Chinese Journalists Won’t Report on Falun Gong Protests

By Diane S.W. Lee


John Hook/Civil Beat

It sounded like an easy assignment from my editor: embed with Chinese journalists covering the Asia-Pacific Economic Cooperation meeting. Follow Chinese journalists for a day. I would tell what their day was like covering the APEC meeting in Hawaii in both a story and video.

I had an advantage, because I am Chinese and I look like them. I would have something to talk to them about, because I’ve traveled to Hong Kong, Macau, Guangzhou and Beijing. I could show off my fluent Chinese language skills in Cantonese. I could ask them if they’ve been to Chinatown yet, whether they wanted any recommendations for places to eat. It would be a fun assignment!

But my mission was a lot harder than I expected.

I started off introducing myself to journalists in the Hawaii Convention Center’s press room. I tried to strike up a conversation: “Aloha, how are you? I’m Diane, with the local media. How is your stay here so far? Where are you from?”

On Tuesday I met journalists working for Chinese and Japanese media from New York, Los Angeles, San Francisco. No luck. My editor wanted me to find foreign journalists, who were from China. I would try again the next day. And the following day after that.

Eventually, I met a couple of journalists from China. Most spoke Mandarin, but some spoke Cantonese.

I clicked right away with one Chinese journalist who wanted to know more about Civil Beat. I showed the journalist our website. Photos from a Falun Gong protest were the centerpiece on our front page. At the time, I was working on another video story about international journalists and their experiences in Hawaii. I asked if the journalist could share impressions of Hawaii. It would be a simple conversation.

I was surprised the journalist declined to talk to me.
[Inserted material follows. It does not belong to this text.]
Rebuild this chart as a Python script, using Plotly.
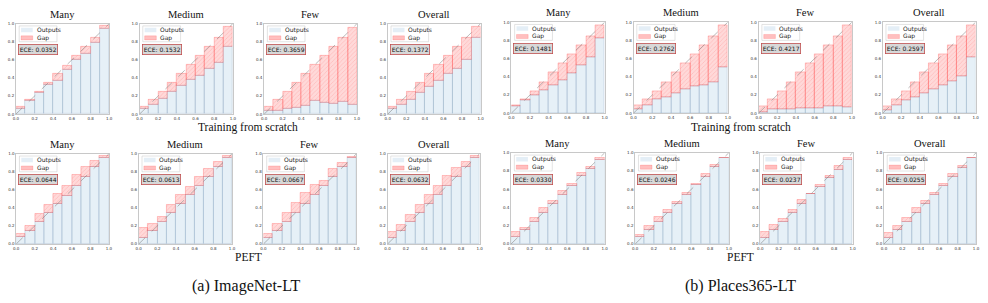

The fact that Falun Gong photos was on our website, it would give a bad impression.

“Seriously?” I asked.

The journalist told me an agency monitors the Chinese media coverage. So the journalist was hesitant to talk.
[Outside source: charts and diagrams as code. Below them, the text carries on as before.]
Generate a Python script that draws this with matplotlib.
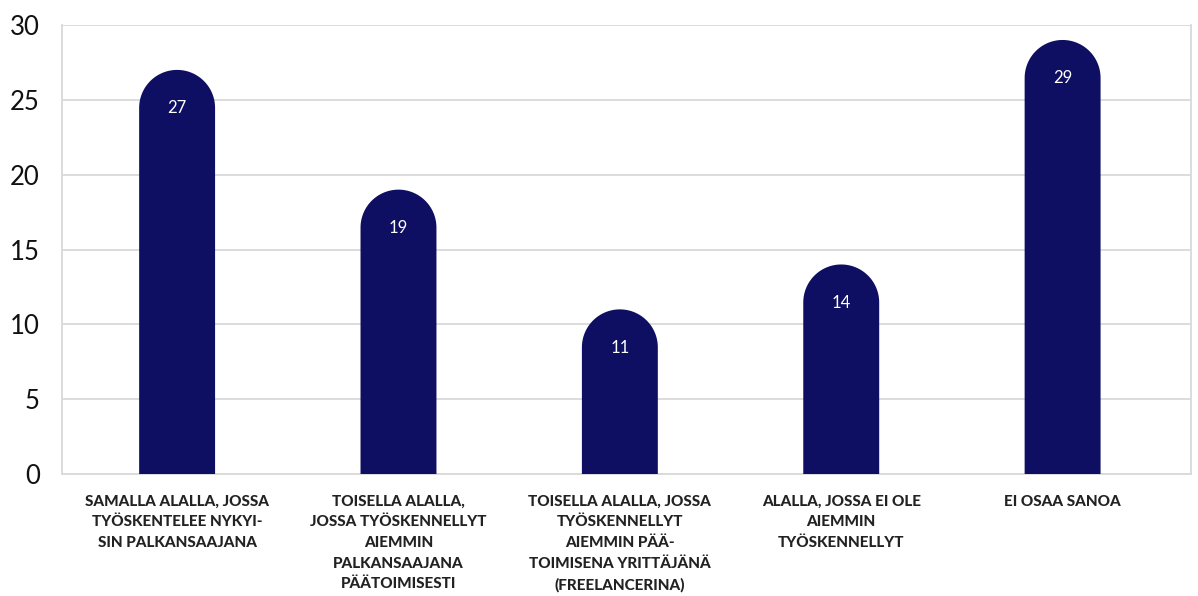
import numpy as np
import matplotlib.pyplot as plt
from matplotlib.patches import Polygon

categories = [
    'SAMALLA ALALLA, JOSSA\nTYÖSKENTELEE NYKYI-\nSIN PALKANSAAJANA',
    'TOISELLA ALALLA,\nJOSSA TYÖSKENNELLYT\nAIEMMIN\nPALKANSAAJANA\nPÄÄTOIMISESTI',
    'TOISELLA ALALLA, JOSSA\nTYÖSKENNELLYT\nAIEMMIN PÄÄ-\nTOIMISENA YRITTÄJÄNÄ\n(FREELANCERINA)',
    'ALALLA, JOSSA EI OLE\nAIEMMIN\nTYÖSKENNELLYT',
    'EI OSAA SANOA',
]
values = [27, 19, 11, 14, 29]
yticks = [0, 5, 10, 15, 20, 25, 30]

bar_color = '#0e0e62'
grid_color = '#d9d9d9'

fig = plt.figure(figsize=(11.98, 5.96), dpi=100)
ax = fig.add_axes([62 / 1198, 1 - 474 / 596, (1191 - 62) / 1198, (474 - 25) / 596])

ax.set_xlim(-0.52, 4.58)
ax.set_ylim(0, 30)

width = 0.343
# radius of rounded cap in data units (circle in pixels)
px_per_x = (1191 - 62) / 5.10
px_per_y = (474 - 25) / 30
r_px = width * px_per_x / 2
r_y = r_px / px_per_y
theta = np.linspace(0, np.pi, 60)

for i, v in enumerate(values):
    cy = v - r_y
    xs = np.concatenate([[i + width / 2], i + width / 2 * np.cos(theta), [i - width / 2]])
    ys = np.concatenate([[0], cy + r_y * np.sin(theta), [0]])
    ax.add_patch(Polygon(np.column_stack([xs, ys]), closed=True, color=bar_color, lw=0, zorder=3))
    ax.text(i, v - 2.55, str(v), color='white', ha='center', va='center',
            fontsize=12, family='Lato', zorder=4)

ax.set_yticks(yticks)
ax.set_yticklabels([str(t) for t in yticks], fontsize=18.5, family='Lato', color='#111111')
ax.yaxis.grid(True, color=grid_color, lw=1.3, zorder=0)
ax.set_axisbelow(True)
ax.tick_params(axis='y', length=0, pad=16)
ax.tick_params(axis='x', length=0, pad=15)
ax.set_xticks(range(len(categories)))
ax.set_xticklabels(categories, fontsize=11, family='Lato', fontweight='black',
                   color='#222222', linespacing=1.6, va='top')

for s in ['left', 'right', 'bottom']:
    ax.spines[s].set_color(grid_color)
    ax.spines[s].set_linewidth(1.3)
ax.spines['top'].set_visible(False)

plt.savefig('out.png', dpi=100)
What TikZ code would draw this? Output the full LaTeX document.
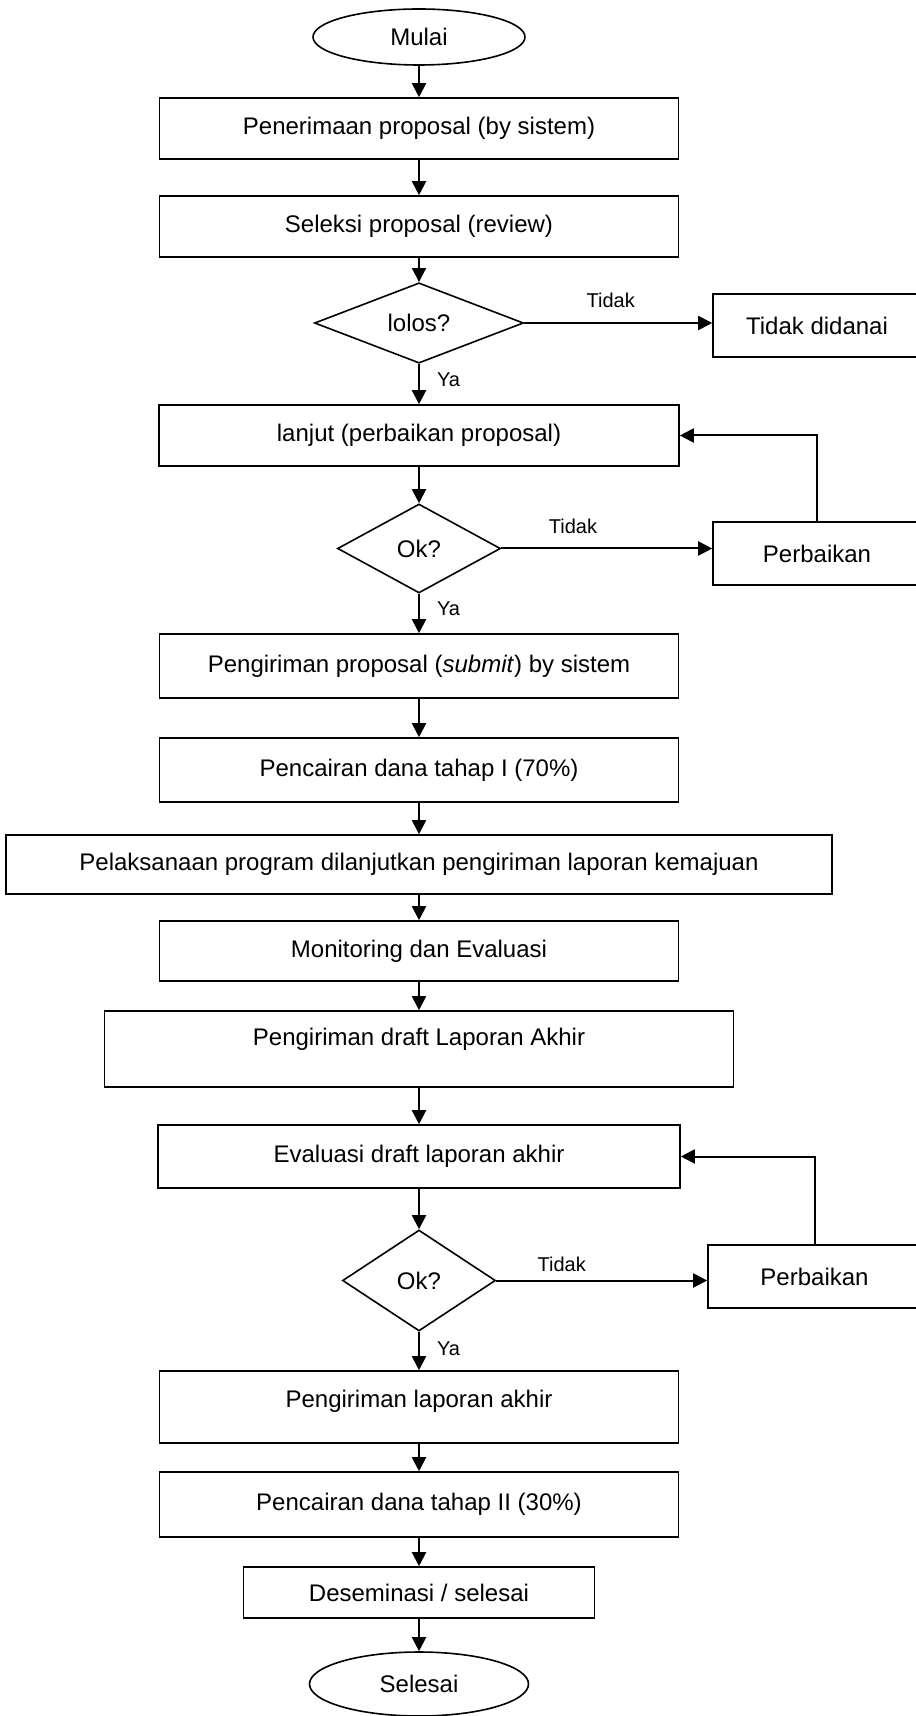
\documentclass[tikz,border=0pt]{standalone}
\usepackage{fontspec}
\setmainfont{Liberation Sans}
\usetikzlibrary{shapes.geometric,arrows.meta}
\begin{document}
\begin{tikzpicture}[x=0.5pt, y=-0.5pt, font=\fontsize{12}{14}\selectfont,
              box/.style={draw, rectangle, line width=0.8pt, inner sep=0pt,
              minimum width=259.5pt, minimum height=31pt},
              cond/.style={draw, diamond, line width=0.8pt, inner sep=0pt},
              term/.style={draw, ellipse, line width=0.8pt, inner sep=0pt},
              lift/.style={text height=9pt, text depth=#1},
              lbl/.style={font=\fontsize{10}{12}\selectfont, inner sep=0pt},
              arr/.style={line width=1pt, -{Triangle[length=7pt, width=7pt]}}]
                \useasboundingbox (0,0) rectangle (915,1716);
                % main column
                \node[term, minimum width=106pt, minimum height=28pt] (mulai) at (419,37) {Mulai};
                \node[box, minimum height=30.5pt] (terima) at (419,128.5) {Penerimaan proposal (by sistem)};
                \node[box, minimum height=30.5pt] (seleksi) at (419,226.5) {Seleksi proposal (review)};
                \node[cond, minimum width=104.5pt, minimum height=40pt] (lolos) at (419,323) {lolos?};
                \node[box, minimum width=260pt, minimum height=30.5pt] (lanjut) at (419,435.5) {lanjut (perbaikan proposal)};
                \node[cond, minimum width=81.5pt, minimum height=44.5pt] (ok1) at (419,548.5) {Ok?};
                \node[box, minimum height=32pt] (submit) at (419,666) {Pengiriman proposal (\textit{submit}) by sistem};
                \node[box, minimum height=32pt] (danaI) at (419,770) {Pencairan dana tahap I (70\%)};
                \node[box, minimum width=413pt, minimum height=29.5pt] (laksana) at (419,864.5) {Pelaksanaan program dilanjutkan pengiriman laporan kemajuan};
                \node[box, minimum height=30pt] (monev) at (419,951) {Monitoring dan Evaluasi};
                \node[box, lift=12.4pt, minimum width=314.5pt, minimum height=38pt] (draft) at (419,1049) {Pengiriman draft Laporan Akhir};
                \node[box, minimum width=261pt, minimum height=31.5pt] (evaluasi) at (419,1156.5) {Evaluasi draft laporan akhir};
                \node[cond, minimum width=76.5pt, minimum height=50.5pt] (ok2) at (419,1280.5) {Ok?};
                \node[box, lift=8.4pt, minimum height=36pt] (akhir) at (419,1407) {Pengiriman laporan akhir};
                \node[box, minimum height=32.5pt] (danaII) at (419,1504.5) {Pencairan dana tahap II (30\%)};
                \node[box, minimum width=175.5pt, minimum height=25.5pt] (desem) at (419,1592.5) {Deseminasi / selesai};
                \node[term, minimum width=109.5pt, minimum height=32pt] (selesai) at (419,1684) {Selesai};
                % side boxes
                \node[box, minimum width=104pt, minimum height=31.5pt] (tolak) at (817,325.5) {Tidak didanai};
                \node[box, minimum width=104pt, minimum height=31.5pt] (perb1) at (817,553.5) {Perbaikan};
                \node[box, minimum width=106.5pt, minimum height=31.5pt] (perb2) at (814.5,1276.5) {Perbaikan};
                % straight flow
                \foreach \a/\b in {mulai/terima, terima/seleksi, seleksi/lolos, lanjut/ok1,
                    submit/danaI, danaI/laksana, laksana/monev, monev/draft,
                    draft/evaluasi, evaluasi/ok2, akhir/danaII, danaII/desem, desem/selesai}{
                    \draw[arr] (\a) -- (\b);
                };
                % decisions
                \draw[arr] (lolos) -- node[lbl, right=8.5pt, pos=0.4] (ya1) {Ya} (lanjut);
                \draw[arr] (ok1) -- node[lbl, right=8.5pt, pos=0.37] (ya2) {Ya} (submit);
                \draw[arr] (ok2) -- node[lbl, right=8.5pt, pos=0.45] (ya3) {Ya} (akhir);
                \draw[arr] (lolos.east) -- node[lbl, above=7pt, pos=0.46] (tdk1) {Tidak} (lolos.east -| tolak.west);
                \draw[arr] (ok1.east) -- node[lbl, above=7pt, pos=0.34] (tdk2) {Tidak} (ok1.east -| perb1.west);
                \draw[arr] (ok2.east) -- node[lbl, above=4pt, pos=0.31] (tdk3) {Tidak} (ok2.east -| perb2.west);
                % loops back
                \draw[arr] (perb1.north) |- (lanjut.east);
                \draw[arr] (perb2.north) |- (evaluasi.east);
            \end{tikzpicture}
\end{document}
I asked the same of two other Chinese journalists I spent some time getting to know. I eventually asked if I could follow them around and write about their experiences as Chinese journalists in Hawaii. They didn’t want their names or faces to appear in print or online. They told me the Chinese media are under close watch by the government. Their jobs would be at stake if they said anything wrong.

At another Chinese news organization, they just kept telling me to come back. I did. But they didn’t seem willing to talk. A journalist with a different Chinese news organization said approval from a boss in China was needed before Civil Beat could follow them.
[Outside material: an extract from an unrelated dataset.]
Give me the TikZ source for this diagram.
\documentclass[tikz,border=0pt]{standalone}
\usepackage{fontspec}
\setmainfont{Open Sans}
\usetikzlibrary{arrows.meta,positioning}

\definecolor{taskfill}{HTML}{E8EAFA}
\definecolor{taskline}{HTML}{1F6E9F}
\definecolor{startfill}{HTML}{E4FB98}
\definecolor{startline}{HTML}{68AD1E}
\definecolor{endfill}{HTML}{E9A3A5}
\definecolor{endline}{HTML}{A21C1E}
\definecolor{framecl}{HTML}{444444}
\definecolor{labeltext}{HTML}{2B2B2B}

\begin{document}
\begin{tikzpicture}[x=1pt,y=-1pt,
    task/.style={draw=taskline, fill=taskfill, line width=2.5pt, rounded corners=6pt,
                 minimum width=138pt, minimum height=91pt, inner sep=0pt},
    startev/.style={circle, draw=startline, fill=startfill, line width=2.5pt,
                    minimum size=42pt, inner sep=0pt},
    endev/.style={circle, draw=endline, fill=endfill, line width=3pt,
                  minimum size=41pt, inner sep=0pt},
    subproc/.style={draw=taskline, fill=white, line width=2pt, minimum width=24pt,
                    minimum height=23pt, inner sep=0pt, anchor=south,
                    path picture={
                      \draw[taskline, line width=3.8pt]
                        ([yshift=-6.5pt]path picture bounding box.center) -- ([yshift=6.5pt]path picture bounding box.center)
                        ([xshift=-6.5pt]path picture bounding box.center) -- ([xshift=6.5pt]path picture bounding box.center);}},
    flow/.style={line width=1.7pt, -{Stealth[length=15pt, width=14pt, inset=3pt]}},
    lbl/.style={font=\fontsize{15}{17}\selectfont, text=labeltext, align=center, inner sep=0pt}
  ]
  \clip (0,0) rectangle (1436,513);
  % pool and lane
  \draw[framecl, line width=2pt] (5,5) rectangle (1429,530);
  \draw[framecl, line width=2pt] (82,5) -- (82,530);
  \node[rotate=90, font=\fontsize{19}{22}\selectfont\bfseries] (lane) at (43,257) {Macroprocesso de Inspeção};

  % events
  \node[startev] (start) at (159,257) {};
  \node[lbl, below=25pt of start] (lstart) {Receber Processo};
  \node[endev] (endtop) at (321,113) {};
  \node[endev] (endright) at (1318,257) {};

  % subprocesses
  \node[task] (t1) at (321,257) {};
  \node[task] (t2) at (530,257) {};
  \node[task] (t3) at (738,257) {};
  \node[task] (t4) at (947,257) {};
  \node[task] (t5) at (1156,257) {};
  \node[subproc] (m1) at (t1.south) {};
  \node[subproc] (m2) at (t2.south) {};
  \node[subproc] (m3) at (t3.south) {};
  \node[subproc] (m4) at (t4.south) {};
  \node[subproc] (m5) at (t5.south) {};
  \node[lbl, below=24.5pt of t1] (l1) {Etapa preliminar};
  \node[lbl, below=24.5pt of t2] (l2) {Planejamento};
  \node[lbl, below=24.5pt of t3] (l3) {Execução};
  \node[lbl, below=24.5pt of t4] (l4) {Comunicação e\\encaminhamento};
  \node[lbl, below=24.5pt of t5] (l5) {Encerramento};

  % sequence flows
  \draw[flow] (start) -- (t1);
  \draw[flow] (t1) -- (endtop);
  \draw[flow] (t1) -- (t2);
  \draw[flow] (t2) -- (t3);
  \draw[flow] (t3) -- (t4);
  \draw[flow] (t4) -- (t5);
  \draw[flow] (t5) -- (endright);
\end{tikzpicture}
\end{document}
When I arrived at the Hawaii Convention Center around 10 a.m. on Friday, I saw a group of about 50 people in bright yellow T-shirts identifying themselves as Falun Gong. They stood behind barriers surrounding the convention center. They held large banners. One read: “Chinese Communist Party: STOP Killing Falun Gong.” I made my way to the protesters and started recording video. I talked to some of them who were hoping to grab the attention of China’s President Hu Jintao. Their message to the president was simple: “Falun Gong is good.” I knew that Falun Gong is a practice that is banned in China. When I told the protesters I was a journalist, they perked up.

“I’m with the local media,” I told them.

It didn’t seem to matter where I was from. They yearned for any media coverage.

“Did any journalists from China come to interview you yet?”

Nope, a protester told me.

I wanted to find out for myself. I made my way back to the press room inside the convention center.

I asked a Chinese journalist I had talked to earlier if the story about Falun Gong protests would be something of interest.

“Where?” the journalist asked.

I told the journalist the protesters were right outside the convention center. They’re from Falun Gong.

“I can’t,” the journalist said.

The words “Falun Gong” were taboo for Chinese journalists.

The journalist who needed approval from a boss later told me that protests weren’t something they covered. As American journalists, our press freedom is protected. It made me realize that I could easily take the freedom of the press for granted.

When I left the convention center to head back to the office and edit my Falun Gong video, one of the protesters stopped me and asked if I was a journalist. I had taken video footage of him holding a banner earlier.

He thanked me for telling his group’s story.

I thought to myself: I’m just doing my job.